When Dr. Barlow decided to return to Cambridge, Dr. Wang
faced a crossroads: he could follow Barlow to England,
as his mentor suggested, or he could move on to another
university. A friend at Genesee Hospital recommended
Rochester; the trip East was made, and the young physician
interned here in Internal Medicine and Pediatrics.
“
I intended to become an adult neurologist,” Dr.
Wang recalls, “but after my three months of residency
at Strong Memorial with Dr. Horner [the Division’s
first chief], he and Dr. Joynt convinced me to switch
my emphasis to pediatric neurology.”
In 1977, newly graduated from his residency, Dr. Wang
was assigned to Rochester General Hospital as an associate
attending. At that time, RGH was a major teaching hospital
for the University of Rochester School of Medicine and
Dentistry. The once-a-week half-day clinic soon expanded
into four half-days. This continued until four years
ago, when the clinic at RGH was closed.
Now, as Associate Professor of Neurology and Pediatrics,
Dr. Wang has given up bench research (three years studying
protein synthesis in rats) in favor of clinical research
and has been University of Rochester’s principal
investigator in several multi-center drug studies (Keppra,
Topamax, Lamictal, and others).
Pointing to shelves of videotapes in his office, Dr.

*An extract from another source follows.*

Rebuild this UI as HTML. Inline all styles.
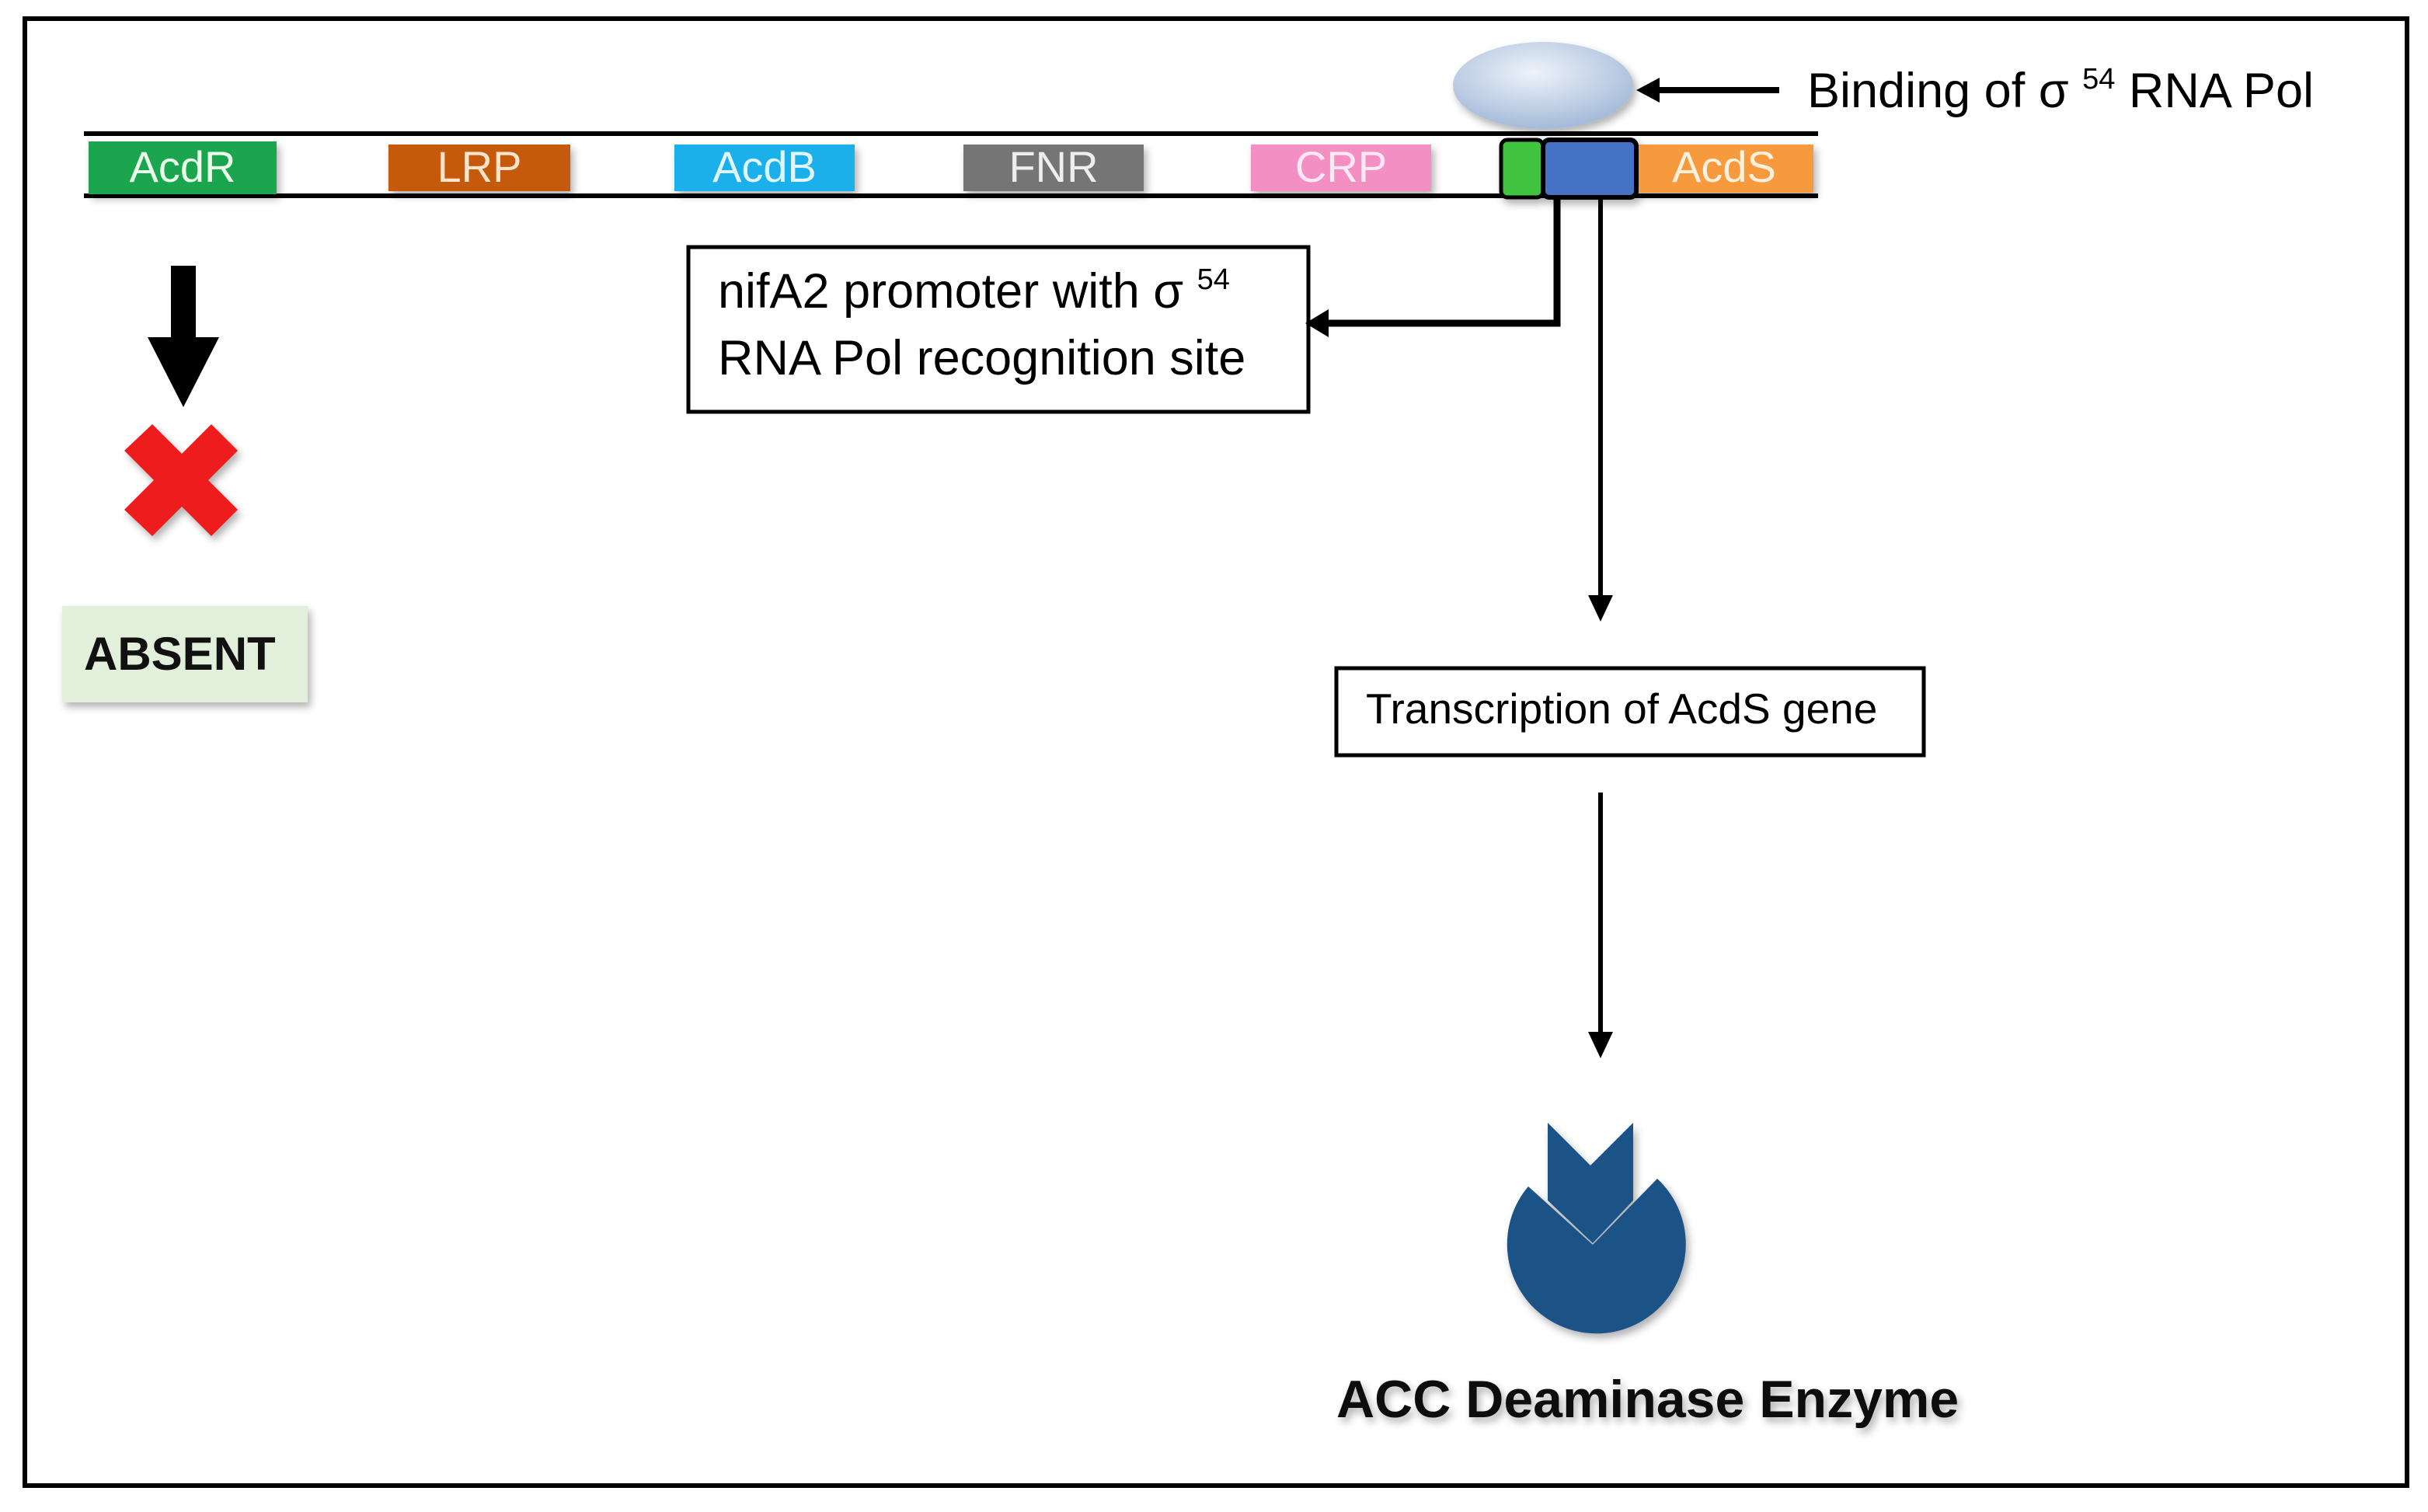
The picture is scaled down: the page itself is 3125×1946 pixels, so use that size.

Wang explains his
current research interest: videotaping patients. “Children with
paroxysmal disorders often arrive for their neurology appointments in
a stable state. We have to rely on the parents’ verbal description
of the troubling incidents. I began asking parents to use a camcorder
to record these incidents as they happened, and to come in when they had
five or six on tape. Now, of course, they can use their digital cameras
and cell phones to video stream fifteen seconds of action. This is information
that is invaluable in helping make a diagnosis".
Dr. Wang has a joint appointment in Strong’s Epilepsy Center, and
there too he is conducting research on the value of long-term (24/7) video
EEG monitoring for inpatients. “Using advanced video technology,
we can correlate events with EEG findings,” he points out.
Videotaping, in fact has become an important teaching tool for Dr. Wang.
It’s one he’s sharing with colleagues in China, through demonstrations
and seminars at four medical schools and six hospitals. “My dream
is that sometime in the future we can take advantage of a secure site
on the Internet to exchange information between physicians. Imagine a
doctor seeking a consultation who e-mails this message: ‘I have
a patient who . . . and here’s the video of what I’m seeing.” Dr.
Wang projects a day when that image may be forwarded in real time, as
will the consulting physician’s response.
In looking back over the years, Dr. Wang says he was “blessed to
be a mixture.” “I’m a product of both a village and
an urban environment. I was educated in China and the United States, in
both research institutes and clinical facilities. I’ve had exposure
to sage old-guard neurologists, such as Drs. Joynt, Horner, Satran, Marsh,
Goldblatt, Griggs, and Moxley, and Drs. Hollander and Honch (as one of
the ‘three musketeers’ there), and the stimulation of ‘young
Turk’ neurologists working at Genesee Hospital, Rochester General
Hospital and Strong Memorial Hospital. I’m a teacher and a researcher;
I’m a pediatric neurologist and an epileptologist. I feel lucky
that I have been a thread that bridged many things. My hope is that I
can remain a
thread in the fabric of medical progression, connecting
the past to the new and introducing the future to the
present.”
“
It was been a pleasure to get to know David and to work
with him,” says Division chief Jonathan Mink. “He
is an excellent neurologist and an outstanding teacher.
The residents and students often comment to me about
the strength of his teaching. His participation in both
Child Neurology and the Strong Epilepsy Center has been
an important link between the two services.”